No quiero vivir lo que es matar

Miquel Escudero

Matar

“Sé lo que es vivir una muerte, pero no quiero vivir lo que es matar” es una frase inolvidable dicha por una víctima de ETA alejada del odio natural y de las atrocidades que le siguen. No hay que cansarse de hablar de las víctimas, de hablarles e intentar paliar el daño irreparable sufrido a causa de un proyecto político que las puso en la diana. Aquella banda terrorista dejó casi 1.400 huérfanos y más de 2.600 heridos (de los cuales, uno de cada tres quedó de por vida con seria incapacidad).
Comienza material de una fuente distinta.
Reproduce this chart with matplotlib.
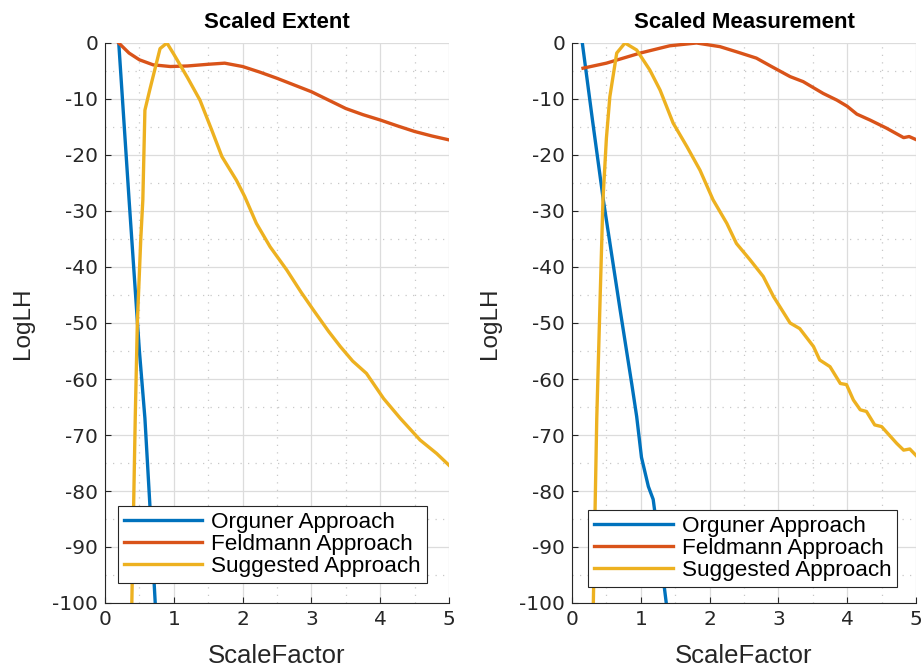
import matplotlib
matplotlib.use("Agg")
import matplotlib.pyplot as plt
from matplotlib.ticker import MultipleLocator

plt.rcParams['font.family'] = ['Liberation Sans', 'DejaVu Sans']
plt.rcParams['axes.unicode_minus'] = False

titles = ["Scaled Extent", "Scaled Measurement"]
legend_labels = ["Orguner Approach", "Feldmann Approach", "Suggested Approach"]
colors = ["#0072BD", "#D95319", "#EDB120"]

# Left panel: Scaled Extent
ext_org_x = [0.2, 0.35, 0.5, 0.58, 0.65, 0.73]
ext_org_y = [0, -28, -55, -67, -82, -100]
ext_fel_x = [0.2, 0.35, 0.5, 0.7, 0.95, 1.2, 1.5, 1.74, 2.0, 2.25, 2.5, 2.75, 3.0, 3.25, 3.5, 3.75, 4.0, 4.25, 4.5, 4.75, 5.0]
ext_fel_y = [0, -1.8, -3.0, -3.9, -4.2, -4.1, -3.8, -3.6, -4.2, -5.2, -6.3, -7.5, -8.7, -10.2, -11.7, -12.8, -13.75, -14.8, -15.8, -16.6, -17.3]
ext_sug_x = [0.39, 0.42, 0.44, 0.47, 0.52, 0.55, 0.58, 0.65, 0.8, 0.9, 1.0, 1.2, 1.38, 1.55, 1.70, 1.91, 2.03, 2.2, 2.4, 2.64, 2.85, 3.03, 3.25, 3.42, 3.6, 3.80, 4.05, 4.29, 4.58, 4.82, 5.0]
ext_sug_y = [-100, -80, -66.7, -50, -35, -28, -12, -8.4, -1, 0, -2.0, -6.2, -10.2, -15.5, -20.3, -24.5, -27.4, -32.2, -36.4, -40.5, -44.5, -47.7, -51.5, -54.2, -56.8, -59.0, -63.5, -67.0, -70.9, -73.3, -75.4]

# Right panel: Scaled Measurement
mea_org_x = [0.15, 0.3, 0.455, 0.7, 0.87, 0.94, 1.01, 1.11, 1.18, 1.25, 1.37]
mea_org_y = [0, -14, -28, -47.7, -61, -66.7, -74, -79.2, -81.5, -88, -100]
mea_fel_x = [0.16, 0.5, 0.99, 1.42, 1.81, 2.15, 2.4, 2.68, 2.9, 3.17, 3.36, 3.65, 3.85, 4.0, 4.14, 4.33, 4.57, 4.82, 4.9, 5.01]
mea_fel_y = [-4.5, -3.6, -1.8, -0.5, 0, -0.65, -1.6, -2.7, -4.2, -6.0, -6.9, -9.0, -10.2, -11.3, -12.7, -13.75, -15.2, -16.9, -16.7, -17.3]
mea_sug_x = [0.31, 0.36, 0.41, 0.45, 0.5, 0.55, 0.65, 0.77, 0.94, 1.13, 1.28, 1.47, 1.67, 1.86, 2.05, 2.25, 2.39, 2.59, 2.78, 2.93, 3.17, 3.31, 3.51, 3.60, 3.75, 3.90, 3.99, 4.09, 4.19, 4.28, 4.40, 4.50, 4.72, 4.82, 4.91, 5.02]
mea_sug_y = [-100, -67, -45, -28, -17, -9.6, -1.8, 0, -1.25, -4.8, -8.4, -14.3, -18.5, -22.7, -28, -32.2, -35.8, -38.75, -41.7, -45.3, -50, -51, -54.2, -56.6, -57.8, -60.8, -61, -63.75, -65.5, -65.8, -68.2, -68.5, -71.5, -72.7, -72.5, -73.9]

panels = [
    (titles[0], [(ext_org_x, ext_org_y), (ext_fel_x, ext_fel_y), (ext_sug_x, ext_sug_y)], (0.038, 0.036)),
    (titles[1], [(mea_org_x, mea_org_y), (mea_fel_x, mea_fel_y), (mea_sug_x, mea_sug_y)], (0.047, 0.029)),
]

fig = plt.figure(figsize=(9.24, 6.71), dpi=100)
lefts = [105 / 924, 572 / 924]
for (title, series, lpos), left in zip(panels, lefts):
    ax = fig.add_axes([left, 1 - 603 / 671, 344 / 924, 560 / 671])
    for (xs, ys), c, lab in zip(series, colors, legend_labels):
        ax.plot(xs, ys, color=c, lw=2.4, label=lab, solid_joinstyle='round')
    ax.set_xlim(0, 5)
    ax.set_ylim(-100, 0)
    ax.xaxis.set_major_locator(MultipleLocator(1))
    ax.yaxis.set_major_locator(MultipleLocator(10))
    ax.xaxis.set_minor_locator(MultipleLocator(0.5))
    ax.yaxis.set_minor_locator(MultipleLocator(5))
    ax.grid(True, which='major', color='#dcdcdc', lw=0.9)
    ax.grid(True, which='minor', color='#c8c8c8', lw=0.9, ls=(0, (1, 5)))
    ax.set_axisbelow(True)
    for s in ['top', 'right']:
        ax.spines[s].set_visible(False)
    for s in ['left', 'bottom']:
        ax.spines[s].set_color('#262626')
        ax.spines[s].set_linewidth(0.8)
    ax.tick_params(which='major', direction='in', length=4, colors='#262626', pad=5)
    ax.tick_params(which='minor', length=0)
    for lbl in ax.get_xticklabels() + ax.get_yticklabels():
        lbl.set_fontfamily(['DejaVu Sans'])
        lbl.set_fontsize(14.5)
    ax.set_title(title, fontsize=16, fontweight='bold', pad=11)
    ax.set_xlabel("ScaleFactor", fontsize=18.5, color='#262626')
    ax.xaxis.set_label_coords(0.5, -0.073)
    ax.set_ylabel("LogLH", fontsize=17.5, color='#262626')
    ax.yaxis.set_label_coords(-0.207, 0.5)
    leg = ax.legend(loc='lower left', bbox_to_anchor=lpos, fontsize=16.2, handlelength=3.5,
                    handletextpad=0.4, borderpad=0.25, labelspacing=0.05, fancybox=False,
                    framealpha=1, edgecolor='#262626', borderaxespad=0)
    leg.get_frame().set_linewidth(0.8)

fig.savefig("out.png", dpi=100)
Y de los más de 850 asesinados por los etarras, las familias de 300 de ellos siguen sin conocer el nombre de su autor.

 

Algunos santones reclaman a las víctimas que perdonen y pasen página. Es una actitud extremadamente cínica. Quienes murieron ya no pueden perdonar y quienes sobreviven no van a ser más que los sacerdotes católicos, quienes sólo absuelven en confesión y con propósito de enmienda. Por el contrario, muchas de las víctimas fueron sacadas por la puerta de atrás, haciéndolas invisibles, y se les negó la compasión cristiana; un deber que se saltaron innumerables clérigos. Una crueldad escandalosa y la negación de su ministerio. Unas víctimas desprotegidas, humilladas y vejadas: pobres abandonados por los indiferentes en su inmensa desolación y tristeza, necesitados de dignidad, justicia y fortaleza personal. “Estoy en el pozo. Veo a la gente por ahí y me parecen muñecos. Todo me parece superficial”, testimonia una de ellas.

 

Conocer de primera mano las vivencias dolorosas de las víctimas, cuya realidad se ha ocultado y manipulado, despierta sensibilidad hacia ellas. “Quien reconoce a una víctima tiene que reconocerlas a todas”, ha escrito María Jiménez Ramos, profesora universitaria que durante unos años fue responsable de comunicación de COVITE. Acaba de publicar un excelente libro: El tiempo del testimonio (Comares), que trata de las víctimas y el relato de ETA. Un libro auspiciado por el Centro para la Memoria de la Víctimas del Terrorismo, dirigido por Florencio Domínguez y cuyo archivo y documentación está bajo la responsabilidad de Gaizka Fernández Soldevilla.

 

Hay que preguntarse cómo se produce la indiferencia social ante el sufrimiento de las víctimas. El terrorismo se basa en que por cada muerto físico se producen cien muertos de miedo. Las víctimas molestan a quienes quieren negar la realidad de sus actos y la enmascaran con una matraca de discursos aislantes. Los espectadores pasivos e impasibles son imprescindibles para la ejecución de cualquier acoso; ya sea escolar, ideológico, laboral o lo que sea.

 

Hay que abrir la puerta a la verdad y a las consecuencias de los actos terroristas, muy especialmente para los jóvenes que ignoran lo que pasó y cómo pasó, los efectos que siguen produciendo en diferentes escalas. Como prevención de males futuros importa sensibilizar a la ciudadanía, y acercar la realidad personal de las víctimas como un modo de restituirlas.

 

A las víctimas hay que ayudarlas a verbalizar su experiencia de dolor y tortura continuada, dándoles atención, respeto y cariño. Y rescatarlas así del grupo de marcados y apestosos en que se les ha colocado: Hay que rebelarse contra el abuso de los débiles (sean ‘buenos’ o ‘malos’, mejores o peores) y revisar radicalmente el mapa de héroes y seres admirables que imperan en una sociedad. Es una colosal vergüenza el sistemático homenaje a criminales, presentados como luchadores por la libertad y por la idolatrada patria.

 

¿Por qué medios ha recibido la gente información sobre el terrorismo de ETA? ¿Qué opinión les merece su actividad? Hay que preguntarse asimismo cómo se produce la manipulación del sufrimiento de las víctimas. Claro está que es por partidismo de gente hipócrita e insensible que sólo va a lo suyo (el ataque sin contemplaciones al enemigo) y para quienes todo vale. Sucede así una gran desinformación que anuncia estragos.

 

María Jiménez aporta una anécdota que le narró una víctima. Ocurrió en Denia: “Un matrimonio nos preguntó de dónde éramos y, al decirles que de Pamplona, nos dijeron: ‘Uff, si allá son todos de ETA’. Me di media vuelta y les dije: ‘Sí, ¿de la ETA somos todos? Te voy a tapar la boca porque mis hijos y yo somos víctimas del terrorismo y a mi marido lo mató ETA’. Me pidieron perdón tantas veces…”. Ignorancia unida a un prejuicio estúpido amplia y oscuramente trabajado, pero, en este caso, con muestra de arrepentimiento y de vergüenza por ofender y decir tonterías sin pensar (una característica fácilmente contagiosa).